When entering dev-mode, the following actions occur -

  1. The dev-mode definitions of the specified resources are read from the .raftt file.
  2. The specified resource taken down (scaled down to 0 replicas in case of deployments) and new resources are spawned according to the new definitions.
  3. If the specified resources are workloads, they differ from the old ones in the following characteristics -
    1. Their name has the suffix -raftt. This isn't relevant for pods who are treated like a non-workload deployment in this context.
    2. The lifecycle of the container is split from the lifecycle of its main process. You can restart the process without respawning the container, and the main process crashing doesn't result in the termination of the container, allowing much better inspection. See here for more information.
    3. Any changes defined in the .raftt file for the specified resources are applied. This usually includes -
      1. Code is now continuously synced to the container, allowing you to write code in you favorite local IDE and see the changes affect the cluster.
      2. Port are mapped from the workloads to localhost, allowing easy access.
      3. Any other change that makes it better for development.
    4. You can now run all raftt commands that are relevant to workloads, e.g. restart and rebuild.
  4. All the rest of the namespace resources (those not specified in the dev/rebuild command) remain unchanged.

raftt dev -u

-u, short for --undev, reverts any changes performed to a specified resource during and following its devification. When devifying a resource, Raftt saves the current state and returns to it when undevifying.

danger

raftt dev -u reverts all changes to the resource, even those not performed by Raftt commands. It means that if any external tool modified devified resources, running raftt dev -u is expected to revert the changes.

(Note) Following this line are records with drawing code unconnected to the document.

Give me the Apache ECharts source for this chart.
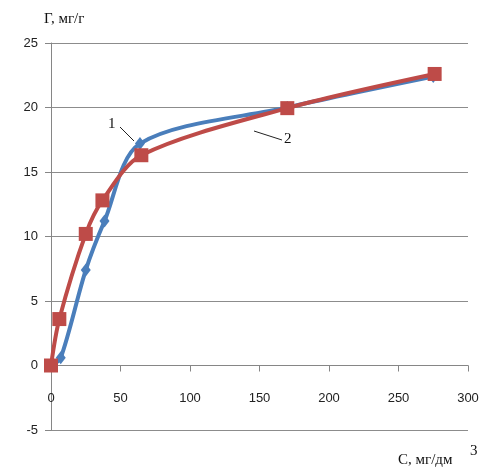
<!DOCTYPE html>
<html>
<head>
<meta charset="utf-8">
<script src="https://cdn.jsdelivr.net/npm/echarts@6/dist/echarts.min.js"></script>
<style>html,body{margin:0;padding:0;background:#fff}#c{width:489px;height:473px}</style>
</head>
<body>
<div id="c"></div>
<script>
var xTicks = [0, 50, 100, 150, 200, 250, 300];
var yTicks = [-5, 0, 5, 10, 15, 20, 25];
var s1X = [0, 7, 25, 38.5, 64, 170, 275];
var s1Y = [0, 0.6, 7.4, 11.2, 17.2, 20, 22.4];
var s2X = [0, 6, 25, 37, 65, 170, 276];
var s2Y = [0, 3.6, 10.2, 12.8, 16.3, 19.95, 22.6];
var seriesNames = ['1', '2'];

function pairs(xs, ys) { return xs.map(function (x, i) { return [x, ys[i]]; }); }

var gridTop = 43, gridBottom = 43, H = 473;
var plotH = H - gridTop - gridBottom;
var yMin = yTicks[0], yMax = yTicks[yTicks.length - 1];
var zeroOffset = -plotH * (0 - yMin) / (yMax - yMin);

var chart = echarts.init(document.getElementById('c'), null, {renderer: 'canvas'});
var tickFont = {fontFamily: 'Liberation Sans', fontSize: 13, color: '#222'};
chart.setOption({
  animation: false,
  grid: {left: 51, top: gridTop, right: 21, bottom: gridBottom, containLabel: false},
  xAxis: {
    type: 'value', min: xTicks[0], max: xTicks[xTicks.length - 1], interval: 50,
    position: 'bottom', offset: zeroOffset,
    axisLine: {show: true, onZero: false, lineStyle: {color: '#868686', width: 1}},
    axisTick: {show: true, length: 6, inside: false, lineStyle: {color: '#868686'}},
    axisLabel: Object.assign({margin: 26}, tickFont),
    splitLine: {show: false}
  },
  yAxis: {
    type: 'value', min: yMin, max: yMax, interval: 5,
    axisLine: {show: true, lineStyle: {color: '#868686', width: 1}},
    axisTick: {show: true, length: 6, lineStyle: {color: '#868686'}},
    axisLabel: Object.assign({margin: 13}, tickFont),
    splitLine: {show: true, lineStyle: {color: '#8c8c8c', width: 1}}
  },
  series: [
    {
      name: seriesNames[0], type: 'line', smooth: 0.3,
      data: pairs(s1X, s1Y),
      symbol: 'diamond', symbolSize: [10, 13],
      lineStyle: {color: '#4a7ebb', width: 4},
      itemStyle: {color: '#4a7ebb'},
      z: 2
    },
    {
      name: seriesNames[1], type: 'line', smooth: 0.3,
      data: pairs(s2X, s2Y),
      symbol: 'rect', symbolSize: 14,
      lineStyle: {color: '#be4b48', width: 4},
      itemStyle: {color: '#be4b48'},
      z: 3
    }
  ],
  graphic: [
    {type: 'text', left: 44, top: 12, style: {text: 'Г, мг/г', font: '15px "Liberation Serif"', fill: '#111'}},
    {type: 'text', left: 398, top: 453, style: {text: 'C, мг/дм', font: '15px "Liberation Serif"', fill: '#111'}},
    {type: 'text', left: 470, top: 444, style: {text: '3', font: '15px "Liberation Serif"', fill: '#111'}},
    {type: 'text', left: 108, top: 117, style: {text: seriesNames[0], font: '15px "Liberation Serif"', fill: '#111'}},
    {type: 'line', shape: {x1: 120, y1: 127, x2: 134, y2: 141}, style: {stroke: '#222', lineWidth: 1}},
    {type: 'text', left: 284, top: 132, style: {text: seriesNames[1], font: '15px "Liberation Serif"', fill: '#111'}},
    {type: 'line', shape: {x1: 254, y1: 131, x2: 282, y2: 140}, style: {stroke: '#222', lineWidth: 1}}
  ]
});
</script>
</body>
</html>
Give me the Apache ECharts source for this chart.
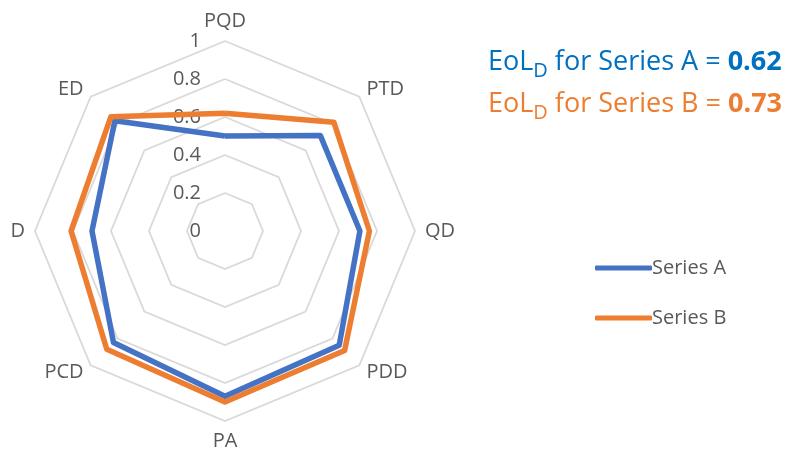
<!DOCTYPE html>
<html><head><meta charset="utf-8">
<script src="https://cdn.jsdelivr.net/npm/echarts@6/dist/echarts.min.js"></script>
<style>html,body{margin:0;padding:0;background:#fff}#c{width:795px;height:460px}</style>
</head><body><div id="c"></div>
<script>
// Indicators in ECharts order (counter-clockwise from top)
const indicators = ['PQD', 'ED', 'D', 'PCD', 'PA', 'PDD', 'QD', 'PTD'];
const seriesA = [0.50, 0.82, 0.70, 0.83, 0.87, 0.85, 0.71, 0.71];
const seriesB = [0.62, 0.85, 0.81, 0.88, 0.90, 0.89, 0.76, 0.81];
const seriesNames = ['Series A', 'Series B'];
const eolValues = ['0.62', '0.73'];

const FONT = '"Open Sans", sans-serif';
const TITLE_COLORS = ['#0070C0', '#ED7D31'];
const chart = echarts.init(document.getElementById('c'));
chart.setOption({
  animation: false,
  color: ['#4472C4', '#ED7D31'],
  legend: {
    orient: 'vertical',
    left: 590, top: 253,
    itemWidth: 57, itemHeight: 5, itemGap: 30,
    icon: 'roundRect',
    data: seriesNames,
    textStyle: { fontFamily: FONT, fontSize: 20, color: '#595959', padding: [0, 0, 0, -5] }
  },
  radar: {
    center: [225, 231],
    radius: 190,
    shape: 'polygon',
    splitNumber: 5,
    startAngle: 90,
    indicator: indicators.map((n, i) => i === 0
      ? { name: n, min: 0, max: 1, axisLabel: { show: true } }
      : { name: n, min: 0, max: 1 }),
    axisName: { color: '#595959', fontFamily: FONT, fontSize: 20 },
    nameGap: 10,
    splitLine: { lineStyle: { color: '#D9D9D9', width: 1.8 } },
    splitArea: { show: false },
    axisLine: { show: false },
    axisTick: { show: false },
    axisLabel: {
      show: false, color: '#595959', fontFamily: FONT, fontSize: 20, margin: 24,
      formatter: v => String(+v.toFixed(1))
    }
  },
  series: [{
    type: 'radar',
    symbol: 'none',
    data: [
      { name: seriesNames[0], value: seriesA, lineStyle: { width: 5.5, color: '#4472C4', join: 'round' } },
      { name: seriesNames[1], value: seriesB, lineStyle: { width: 5.5, color: '#ED7D31', join: 'round' } }
    ]
  }],
  graphic: [0, 1].map(i => ({
    type: 'text',
    left: 488, top: 49 + i * 42,
    style: {
      text: '{a|EoL}{s|D}{a| for ' + seriesNames[i] + ' = }{b|' + eolValues[i] + '}',
      rich: {
        a: { fontFamily: FONT, fontSize: 27, fill: TITLE_COLORS[i] },
        s: { fontFamily: FONT, fontSize: 20, fill: TITLE_COLORS[i], padding: [18, 0, 0, 0] },
        b: { fontFamily: FONT, fontSize: 27, fontWeight: 'bold', fill: TITLE_COLORS[i] }
      }
    }
  }))
});
</script></body></html>
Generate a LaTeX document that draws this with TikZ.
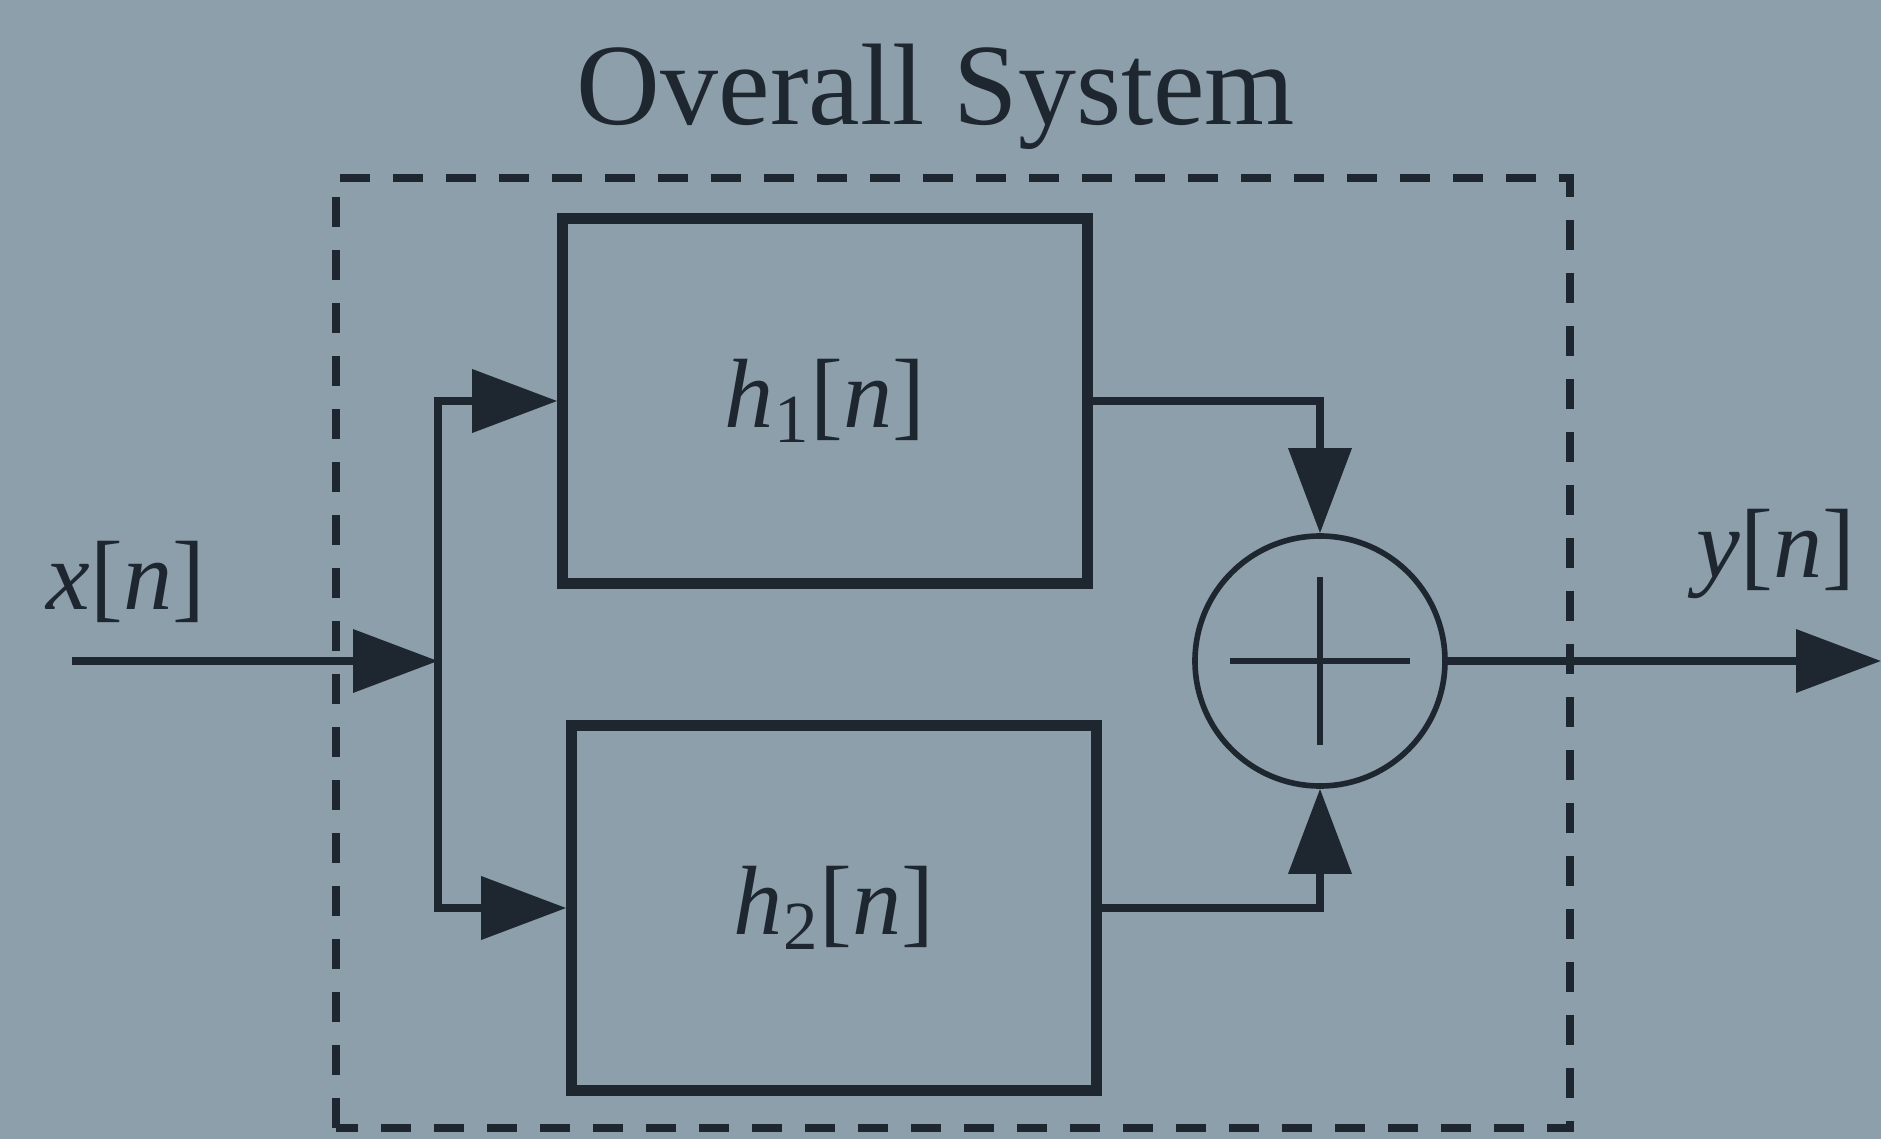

dev -u can be run on a specific workloads or without specifying anything, which results in undevifying every devified resource.

raftt cleanup

This command removes everything that raftt added/modified in the env. It first undevs all resources and then cleans all the infra added in raftt connect. If undevifying any resource failed, or that Raftt CLI isn't connected to the specified namespace, the infra isn't removed, unless the --force flag is specified. If this flag is specified, all resources left raftt failed to undev are forcibly removed along with all of Raftt's infra.